— Data entries —
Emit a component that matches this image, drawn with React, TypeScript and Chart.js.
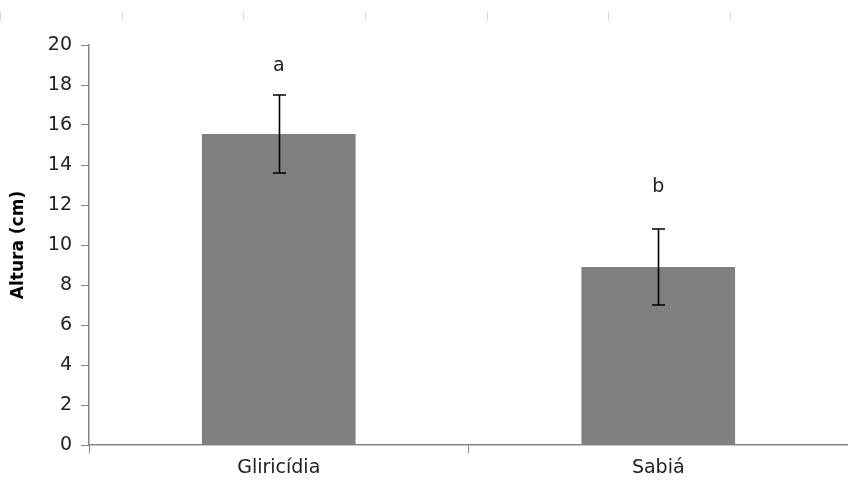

* * *

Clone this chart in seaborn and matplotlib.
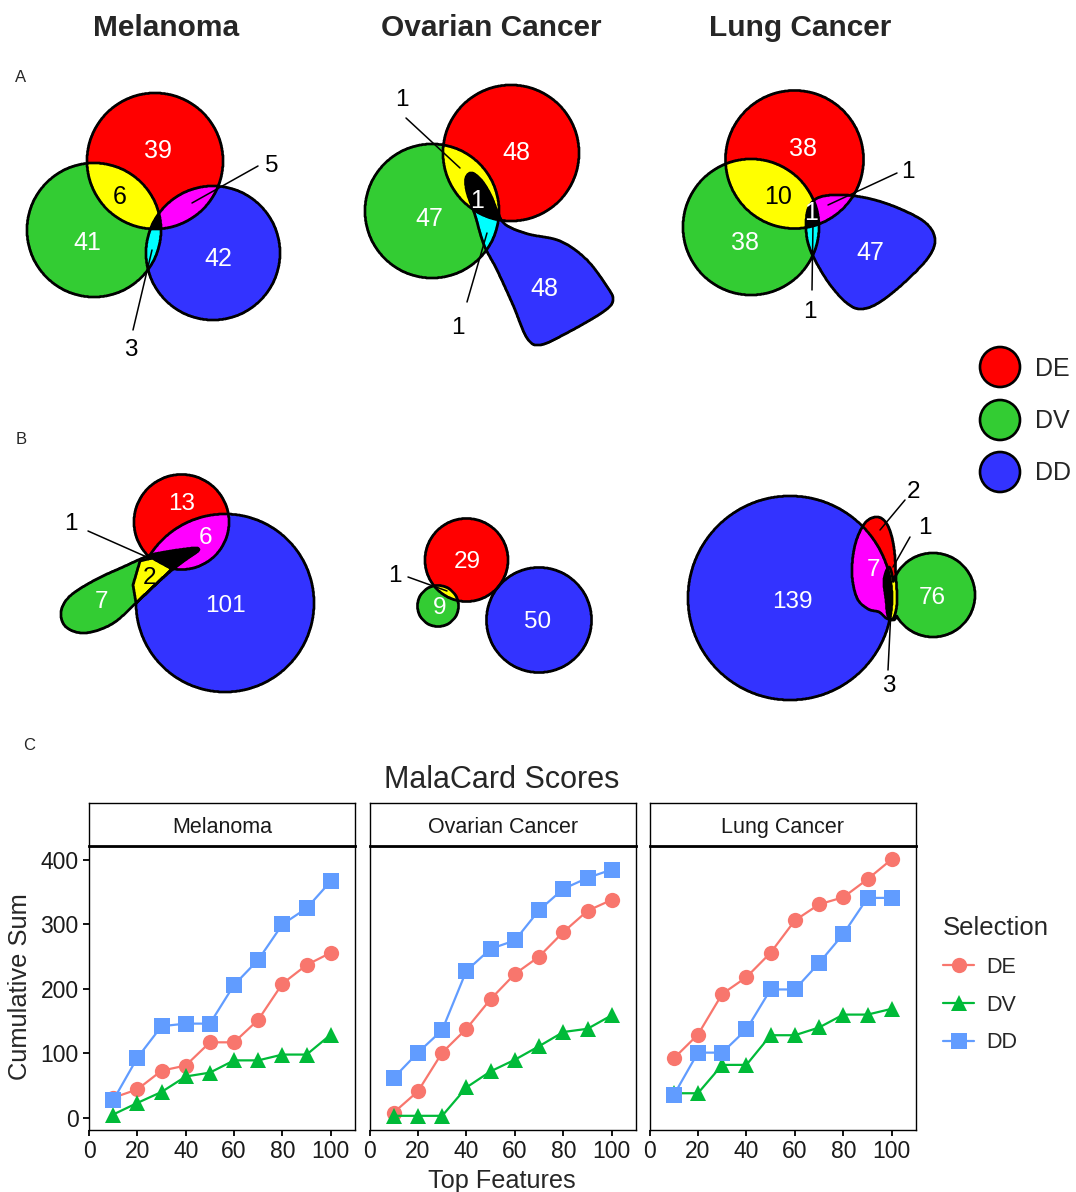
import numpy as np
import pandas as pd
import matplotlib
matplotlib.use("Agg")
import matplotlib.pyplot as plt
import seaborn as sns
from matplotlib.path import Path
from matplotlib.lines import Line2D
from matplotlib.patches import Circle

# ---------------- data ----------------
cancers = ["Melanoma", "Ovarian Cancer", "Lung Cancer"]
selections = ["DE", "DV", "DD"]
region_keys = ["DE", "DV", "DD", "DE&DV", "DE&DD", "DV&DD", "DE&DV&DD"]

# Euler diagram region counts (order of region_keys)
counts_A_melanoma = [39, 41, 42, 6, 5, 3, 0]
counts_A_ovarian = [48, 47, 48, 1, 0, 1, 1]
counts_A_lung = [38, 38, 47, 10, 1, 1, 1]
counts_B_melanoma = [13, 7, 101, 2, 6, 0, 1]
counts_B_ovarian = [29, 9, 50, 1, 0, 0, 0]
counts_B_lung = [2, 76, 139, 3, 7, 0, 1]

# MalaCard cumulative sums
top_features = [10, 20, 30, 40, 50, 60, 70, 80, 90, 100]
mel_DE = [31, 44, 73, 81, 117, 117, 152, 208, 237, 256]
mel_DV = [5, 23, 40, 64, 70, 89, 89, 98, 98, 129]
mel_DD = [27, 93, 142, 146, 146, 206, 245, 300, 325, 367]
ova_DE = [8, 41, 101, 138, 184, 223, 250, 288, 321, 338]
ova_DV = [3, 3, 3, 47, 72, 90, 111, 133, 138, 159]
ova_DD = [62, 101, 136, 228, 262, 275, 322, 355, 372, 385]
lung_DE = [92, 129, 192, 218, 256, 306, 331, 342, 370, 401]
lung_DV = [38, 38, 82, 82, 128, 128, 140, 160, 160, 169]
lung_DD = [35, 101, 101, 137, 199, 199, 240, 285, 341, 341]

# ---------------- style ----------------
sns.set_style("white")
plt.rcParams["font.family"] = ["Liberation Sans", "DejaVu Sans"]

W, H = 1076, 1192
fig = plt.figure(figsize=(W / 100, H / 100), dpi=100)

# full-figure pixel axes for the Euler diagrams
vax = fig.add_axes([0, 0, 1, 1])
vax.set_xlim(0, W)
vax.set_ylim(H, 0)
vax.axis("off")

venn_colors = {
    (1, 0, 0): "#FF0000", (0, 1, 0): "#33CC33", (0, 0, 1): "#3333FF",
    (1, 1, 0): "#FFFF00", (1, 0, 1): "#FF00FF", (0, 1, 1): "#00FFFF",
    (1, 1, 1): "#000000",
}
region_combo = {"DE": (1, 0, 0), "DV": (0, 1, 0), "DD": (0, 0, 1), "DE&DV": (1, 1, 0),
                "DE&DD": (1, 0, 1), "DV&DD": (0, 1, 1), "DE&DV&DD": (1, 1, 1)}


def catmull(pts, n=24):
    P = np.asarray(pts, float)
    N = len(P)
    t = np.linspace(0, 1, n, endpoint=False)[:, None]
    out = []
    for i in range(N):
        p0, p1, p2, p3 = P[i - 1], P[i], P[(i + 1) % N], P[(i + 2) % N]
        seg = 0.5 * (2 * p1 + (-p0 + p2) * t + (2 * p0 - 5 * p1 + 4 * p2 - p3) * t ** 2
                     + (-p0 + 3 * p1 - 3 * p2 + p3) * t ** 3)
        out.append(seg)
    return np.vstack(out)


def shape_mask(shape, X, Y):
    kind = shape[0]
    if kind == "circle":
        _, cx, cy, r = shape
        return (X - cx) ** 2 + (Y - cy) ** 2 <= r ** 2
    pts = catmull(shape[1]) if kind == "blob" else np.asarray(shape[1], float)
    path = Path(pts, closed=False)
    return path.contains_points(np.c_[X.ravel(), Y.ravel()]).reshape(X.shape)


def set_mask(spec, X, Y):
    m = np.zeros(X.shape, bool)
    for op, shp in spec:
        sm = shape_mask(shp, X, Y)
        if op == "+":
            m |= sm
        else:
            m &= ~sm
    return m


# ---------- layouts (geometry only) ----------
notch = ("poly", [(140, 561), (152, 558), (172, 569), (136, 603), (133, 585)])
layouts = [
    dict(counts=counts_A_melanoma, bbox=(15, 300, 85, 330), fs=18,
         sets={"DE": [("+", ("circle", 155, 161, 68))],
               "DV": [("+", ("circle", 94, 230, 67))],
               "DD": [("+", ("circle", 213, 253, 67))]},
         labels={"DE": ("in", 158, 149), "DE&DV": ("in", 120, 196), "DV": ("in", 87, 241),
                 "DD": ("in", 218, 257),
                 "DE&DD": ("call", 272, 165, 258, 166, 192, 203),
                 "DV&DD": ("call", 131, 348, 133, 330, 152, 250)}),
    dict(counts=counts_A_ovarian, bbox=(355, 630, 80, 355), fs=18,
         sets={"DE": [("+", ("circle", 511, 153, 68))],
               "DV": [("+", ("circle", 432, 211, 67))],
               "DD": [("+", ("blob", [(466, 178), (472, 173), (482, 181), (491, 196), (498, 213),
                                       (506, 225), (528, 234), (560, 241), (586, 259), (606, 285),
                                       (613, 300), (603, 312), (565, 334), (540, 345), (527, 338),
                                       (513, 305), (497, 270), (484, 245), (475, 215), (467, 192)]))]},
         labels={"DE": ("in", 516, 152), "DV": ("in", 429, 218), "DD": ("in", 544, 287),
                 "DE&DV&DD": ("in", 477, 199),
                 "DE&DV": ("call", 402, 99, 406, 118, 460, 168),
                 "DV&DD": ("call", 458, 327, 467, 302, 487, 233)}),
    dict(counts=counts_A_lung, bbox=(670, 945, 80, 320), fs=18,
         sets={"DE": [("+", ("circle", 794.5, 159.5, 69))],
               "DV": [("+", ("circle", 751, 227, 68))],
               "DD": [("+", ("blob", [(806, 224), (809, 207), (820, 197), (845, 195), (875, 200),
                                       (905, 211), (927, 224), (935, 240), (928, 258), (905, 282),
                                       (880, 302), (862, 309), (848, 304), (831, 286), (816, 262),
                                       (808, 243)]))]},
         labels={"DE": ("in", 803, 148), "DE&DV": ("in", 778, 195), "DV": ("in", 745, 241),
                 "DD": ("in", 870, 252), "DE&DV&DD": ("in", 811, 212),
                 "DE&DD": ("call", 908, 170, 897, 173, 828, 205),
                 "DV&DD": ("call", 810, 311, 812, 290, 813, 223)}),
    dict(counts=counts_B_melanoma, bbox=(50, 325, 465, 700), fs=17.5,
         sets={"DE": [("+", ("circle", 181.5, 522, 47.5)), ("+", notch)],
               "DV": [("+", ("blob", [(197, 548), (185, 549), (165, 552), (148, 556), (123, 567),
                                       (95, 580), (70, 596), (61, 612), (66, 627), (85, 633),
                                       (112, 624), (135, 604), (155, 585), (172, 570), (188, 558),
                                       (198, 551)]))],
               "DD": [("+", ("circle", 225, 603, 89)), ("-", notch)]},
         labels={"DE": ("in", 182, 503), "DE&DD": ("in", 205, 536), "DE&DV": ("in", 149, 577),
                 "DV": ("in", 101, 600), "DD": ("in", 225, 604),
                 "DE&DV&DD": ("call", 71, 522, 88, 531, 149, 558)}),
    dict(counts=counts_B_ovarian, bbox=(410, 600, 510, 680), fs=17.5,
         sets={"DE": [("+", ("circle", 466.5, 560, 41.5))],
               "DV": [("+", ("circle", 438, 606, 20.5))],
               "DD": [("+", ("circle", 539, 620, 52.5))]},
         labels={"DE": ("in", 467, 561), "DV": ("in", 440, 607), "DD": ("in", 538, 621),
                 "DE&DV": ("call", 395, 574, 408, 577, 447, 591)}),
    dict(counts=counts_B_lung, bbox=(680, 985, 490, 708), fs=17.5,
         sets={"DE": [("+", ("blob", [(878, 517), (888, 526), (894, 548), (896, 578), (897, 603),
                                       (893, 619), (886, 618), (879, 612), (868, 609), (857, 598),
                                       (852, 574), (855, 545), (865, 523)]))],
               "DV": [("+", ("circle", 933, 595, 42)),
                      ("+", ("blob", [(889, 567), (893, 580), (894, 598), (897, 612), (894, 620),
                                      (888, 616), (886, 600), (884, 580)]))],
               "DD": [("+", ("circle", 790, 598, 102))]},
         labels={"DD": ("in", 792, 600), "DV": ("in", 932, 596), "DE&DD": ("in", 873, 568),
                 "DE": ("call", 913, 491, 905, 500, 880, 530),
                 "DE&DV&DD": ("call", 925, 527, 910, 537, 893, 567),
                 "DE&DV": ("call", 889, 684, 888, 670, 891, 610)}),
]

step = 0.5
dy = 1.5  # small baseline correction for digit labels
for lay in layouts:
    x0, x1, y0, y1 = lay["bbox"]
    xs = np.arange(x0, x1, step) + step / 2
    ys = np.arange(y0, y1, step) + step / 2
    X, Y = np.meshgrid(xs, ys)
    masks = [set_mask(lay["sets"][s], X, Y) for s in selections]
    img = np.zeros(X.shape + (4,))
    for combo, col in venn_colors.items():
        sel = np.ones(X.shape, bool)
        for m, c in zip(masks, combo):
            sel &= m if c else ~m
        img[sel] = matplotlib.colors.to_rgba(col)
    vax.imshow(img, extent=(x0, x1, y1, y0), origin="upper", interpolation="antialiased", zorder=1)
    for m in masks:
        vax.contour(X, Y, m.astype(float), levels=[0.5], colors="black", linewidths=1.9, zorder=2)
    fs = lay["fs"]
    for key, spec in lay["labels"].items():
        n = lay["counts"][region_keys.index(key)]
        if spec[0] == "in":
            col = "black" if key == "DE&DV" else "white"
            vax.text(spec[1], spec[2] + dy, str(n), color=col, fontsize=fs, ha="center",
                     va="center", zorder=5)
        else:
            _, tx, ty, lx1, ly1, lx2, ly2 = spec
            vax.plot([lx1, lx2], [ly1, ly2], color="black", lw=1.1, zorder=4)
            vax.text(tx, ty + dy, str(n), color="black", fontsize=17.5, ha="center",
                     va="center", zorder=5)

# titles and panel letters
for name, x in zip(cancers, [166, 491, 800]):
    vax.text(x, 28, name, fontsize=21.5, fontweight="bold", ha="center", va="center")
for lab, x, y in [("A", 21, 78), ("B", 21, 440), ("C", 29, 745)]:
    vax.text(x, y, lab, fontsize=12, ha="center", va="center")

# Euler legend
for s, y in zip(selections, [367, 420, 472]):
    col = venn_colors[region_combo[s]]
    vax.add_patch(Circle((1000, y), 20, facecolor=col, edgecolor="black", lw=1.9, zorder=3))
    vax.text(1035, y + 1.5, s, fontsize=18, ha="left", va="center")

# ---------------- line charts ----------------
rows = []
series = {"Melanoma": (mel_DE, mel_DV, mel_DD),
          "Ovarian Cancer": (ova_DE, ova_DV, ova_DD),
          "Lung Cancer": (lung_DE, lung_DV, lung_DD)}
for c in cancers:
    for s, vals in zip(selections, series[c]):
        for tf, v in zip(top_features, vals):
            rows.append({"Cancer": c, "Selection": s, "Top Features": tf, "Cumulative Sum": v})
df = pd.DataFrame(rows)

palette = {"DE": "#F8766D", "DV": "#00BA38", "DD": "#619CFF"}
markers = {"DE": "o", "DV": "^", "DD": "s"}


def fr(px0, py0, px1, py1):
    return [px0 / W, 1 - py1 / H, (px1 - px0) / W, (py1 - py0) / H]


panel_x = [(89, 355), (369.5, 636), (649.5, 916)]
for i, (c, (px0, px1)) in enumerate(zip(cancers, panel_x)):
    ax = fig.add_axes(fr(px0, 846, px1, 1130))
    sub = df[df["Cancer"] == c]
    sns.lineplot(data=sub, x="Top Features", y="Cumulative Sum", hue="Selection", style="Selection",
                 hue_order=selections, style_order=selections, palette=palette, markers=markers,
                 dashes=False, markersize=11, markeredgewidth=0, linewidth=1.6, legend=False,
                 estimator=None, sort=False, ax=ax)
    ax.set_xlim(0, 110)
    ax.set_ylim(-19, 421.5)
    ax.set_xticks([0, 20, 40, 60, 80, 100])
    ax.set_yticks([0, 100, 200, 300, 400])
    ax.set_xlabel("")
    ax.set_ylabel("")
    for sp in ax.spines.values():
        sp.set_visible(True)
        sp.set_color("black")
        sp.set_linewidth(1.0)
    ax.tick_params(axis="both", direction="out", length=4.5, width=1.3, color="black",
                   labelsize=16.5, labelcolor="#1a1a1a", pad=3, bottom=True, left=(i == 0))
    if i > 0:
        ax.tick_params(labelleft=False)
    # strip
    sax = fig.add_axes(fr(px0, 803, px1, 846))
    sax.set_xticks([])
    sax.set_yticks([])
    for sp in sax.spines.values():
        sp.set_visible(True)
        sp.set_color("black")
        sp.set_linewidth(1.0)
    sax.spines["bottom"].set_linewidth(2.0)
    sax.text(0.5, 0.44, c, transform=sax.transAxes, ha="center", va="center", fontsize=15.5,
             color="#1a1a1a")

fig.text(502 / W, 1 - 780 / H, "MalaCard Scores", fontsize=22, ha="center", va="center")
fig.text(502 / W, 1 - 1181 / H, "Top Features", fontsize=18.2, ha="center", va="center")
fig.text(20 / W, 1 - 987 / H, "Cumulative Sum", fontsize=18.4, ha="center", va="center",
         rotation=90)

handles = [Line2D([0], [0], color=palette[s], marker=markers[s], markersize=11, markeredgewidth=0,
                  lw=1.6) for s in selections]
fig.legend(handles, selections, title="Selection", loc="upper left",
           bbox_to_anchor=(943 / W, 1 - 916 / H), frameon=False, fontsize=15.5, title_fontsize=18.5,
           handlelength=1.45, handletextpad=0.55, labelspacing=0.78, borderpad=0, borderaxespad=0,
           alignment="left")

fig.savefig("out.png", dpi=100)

==

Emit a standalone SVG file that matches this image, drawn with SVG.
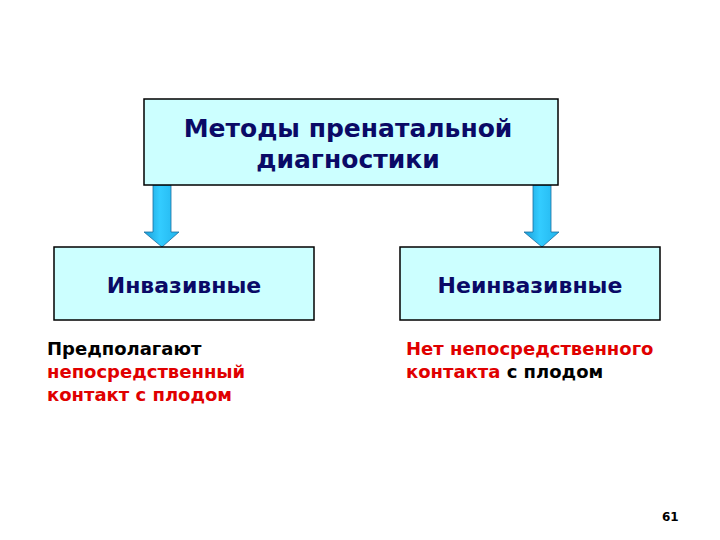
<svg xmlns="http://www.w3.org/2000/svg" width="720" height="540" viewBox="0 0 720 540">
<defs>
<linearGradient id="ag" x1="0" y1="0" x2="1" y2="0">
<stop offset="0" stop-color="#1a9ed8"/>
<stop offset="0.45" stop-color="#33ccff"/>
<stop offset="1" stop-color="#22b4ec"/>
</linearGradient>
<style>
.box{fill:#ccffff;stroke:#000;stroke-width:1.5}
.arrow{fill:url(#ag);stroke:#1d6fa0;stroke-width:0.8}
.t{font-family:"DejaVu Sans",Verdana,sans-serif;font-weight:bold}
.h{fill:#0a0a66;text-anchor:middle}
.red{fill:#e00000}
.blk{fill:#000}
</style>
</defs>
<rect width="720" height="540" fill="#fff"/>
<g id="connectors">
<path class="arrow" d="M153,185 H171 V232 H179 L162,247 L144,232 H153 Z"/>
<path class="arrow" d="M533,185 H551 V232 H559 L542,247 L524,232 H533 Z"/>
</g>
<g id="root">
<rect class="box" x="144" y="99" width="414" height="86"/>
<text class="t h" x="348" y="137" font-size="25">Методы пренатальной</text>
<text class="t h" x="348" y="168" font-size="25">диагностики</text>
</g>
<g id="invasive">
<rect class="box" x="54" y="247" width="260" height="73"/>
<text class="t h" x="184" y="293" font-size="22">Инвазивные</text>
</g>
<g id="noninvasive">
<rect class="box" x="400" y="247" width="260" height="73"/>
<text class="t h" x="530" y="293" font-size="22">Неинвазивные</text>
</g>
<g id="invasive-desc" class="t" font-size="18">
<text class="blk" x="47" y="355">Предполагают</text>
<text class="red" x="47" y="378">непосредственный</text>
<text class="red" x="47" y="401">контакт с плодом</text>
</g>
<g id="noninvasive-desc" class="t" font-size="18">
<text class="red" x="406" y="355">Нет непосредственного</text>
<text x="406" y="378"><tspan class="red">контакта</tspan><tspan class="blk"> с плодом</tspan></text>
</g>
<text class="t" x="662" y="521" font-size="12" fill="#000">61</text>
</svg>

— Your objective —
Above are records with pictures. Reproduce exactly only the lines from the line with "Clone this chart in seaborn and matplotlib." through the line with "from matplotlib.patches import Circle", both ends included, and leave the pictures out.

— Full solution —
Clone this chart in seaborn and matplotlib.
import numpy as np
import pandas as pd
import matplotlib
matplotlib.use("Agg")
import matplotlib.pyplot as plt
import seaborn as sns
from matplotlib.path import Path
from matplotlib.lines import Line2D
from matplotlib.patches import Circle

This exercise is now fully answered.